Burdov. (No. 2) v. Russian Federation(Application No. 33509/04, judgment of 15/01/2009), and 210 other judgments; Interim Resolutions CM/ResDH(2009)43 and CM/ResDH(2009)158.

Non-enforcement of domestic final judgments.

Kalashnikov. v. Russian Federation(Application No. 47095/99, judgment of 15/07/02), and 31 other judgments; Interim Resolution ResDH(2003)123.

Poor conditions and excessive length of detention on remand.

Mikheyev. v. Russian Federation (Application No. 77617/01, judgment of 26/01/2006), and eight other judgments.

Ill-treatment in police custody and lack of an effective investigation in this respect.

Ryabykh v. Russian Federation(Application No. 52854/99, judgment of 24/07/03), and 55 other judgments; Interim Resolution ResDH(2006)1.

Violation of the principle of legal certainty on account of the quashing of final domestic judgments through the supervisory review procedure.

Khashiyev. v. Russian Federation (Application No. 57942/00, judgment of 24/02/2005) and 116 other judgments.

Various violations of the Convention resulting from and/or relating to the actions of the security forces in the Chechen Republic (mainly unjustified use of force by members of the security forces, disappearances, unacknowledged detentions, torture and ill-treatment, unlawful search and seizure and destruction of property).

Turkey

Aksoy v. Turkey(Application No. 21987/93, judgment of 18/12/96), and 201 other judgments; Interim Resolutions ResDH(2005)43 and CM/ResDH(2008)69.
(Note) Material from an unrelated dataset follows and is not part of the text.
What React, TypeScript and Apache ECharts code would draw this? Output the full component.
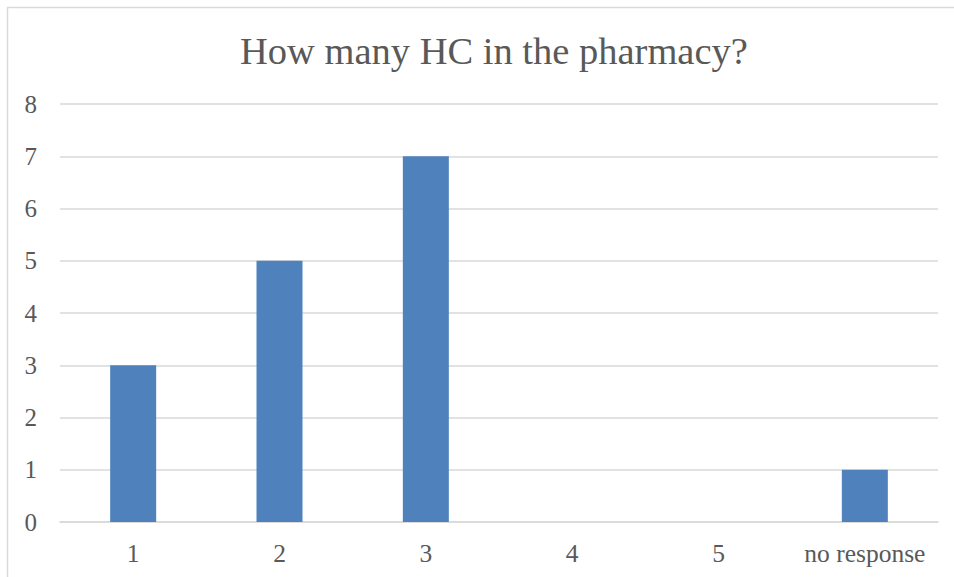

Various violations of the Convention resulting from actions of the security forces, in particular in the south-east of Turkey (unjustified destruction of property, disappearances, infliction of torture and ill-treatment during police custody and killings committed by members of security forces, subsequent lack of effective investigations into the alleged abuses).

Bati v. Turkey (Application Nos. 33097/96, and 57834/00, judgment of 03/06/2004), and 56 other judgments.

Lack of independence in investigating authorities dealing with actions of security forces.

Cyprus v. Turkey(Application No. 25781/94, judgment of 10/05/01 – Grand Chamber); Interim Resolutions ResDH(2005)44 and CM/ResDH(2007)25.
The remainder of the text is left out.